Should you plan to visit either of the Central Asian nations, check out Kazakhstan here and Turkmenistan here.

Or, pay attention to David Remnick's take on Turkmenistan as published in The New Yorker magazine. Here's how it begins. You can get the rest of the story on the magazine’s online archive.

“Of the 15 states of the former Soviet empire, Turkmenistan, just north of Iran, is the one that has turned out to be a cruel blend of Kim Jong Il’s North Korea and L. Frank Baum’s Oz. Not long after the Soviet collapse in 1991, a former Communist Party hack named Saparmurat Niyazov became President-for-life, dubbed himself Turkmenbashi — Leader of All the Turkmen — and commenced building the strangest, most tragicomic cult of personality on the Eurasian landmass.

“Doctors there now take an oath not to Hippocrates but to Turkmenbashi; the month of January is now called Turkmenbashi; and in the capital Ashgabat, there is, atop the Arch of Neutrality, a 250-foot gold statue of Turkmenbashi that, like George Hamilton, automatically rotates to face the sun.

“It is extremely difficult to get a visa. Journalists can visit only rarely. But imagine a society in which the ubiquitous, inescapable leader’s image (on the currency, on billboards, on television screens night and day) is that of a saturnine frump who resembles Ernest Borgnine somewhere between 'Marty' and 'McHale’s Navy'."

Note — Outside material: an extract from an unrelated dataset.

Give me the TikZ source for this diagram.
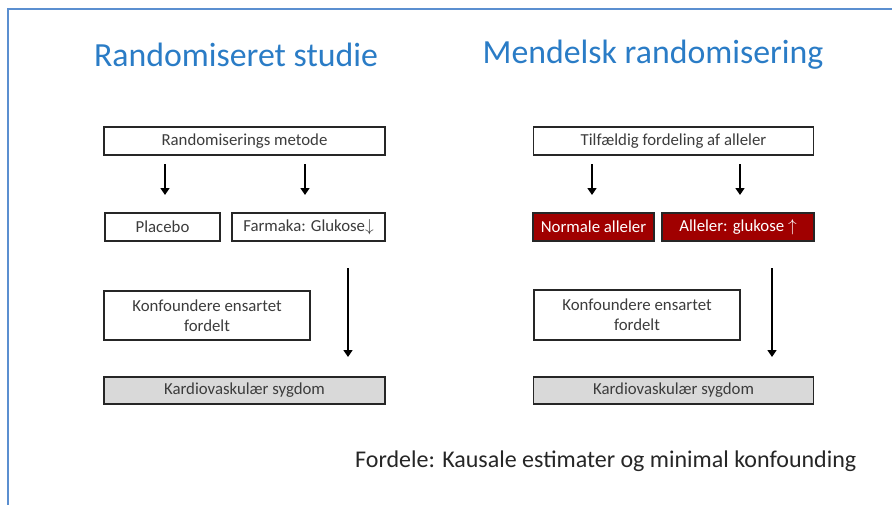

“Niyazov is a leader of whims. He has banned opera, ballet, beards, long hair, makeup (for television anchors), and gold-capped teeth. He demands that drivers pass a ‘morality test.’ At his command, the word for ‘April’ became Gurbansoltan eje, the name of his late mother. Evidently, he prizes fruit: there is now a national holiday commemorating local melons. And, as if the shade of Orwell were not sufficiently present in Turkmenistan, Niyazov has established, despite an abysmal human-rights record, a Ministry of Fairness.”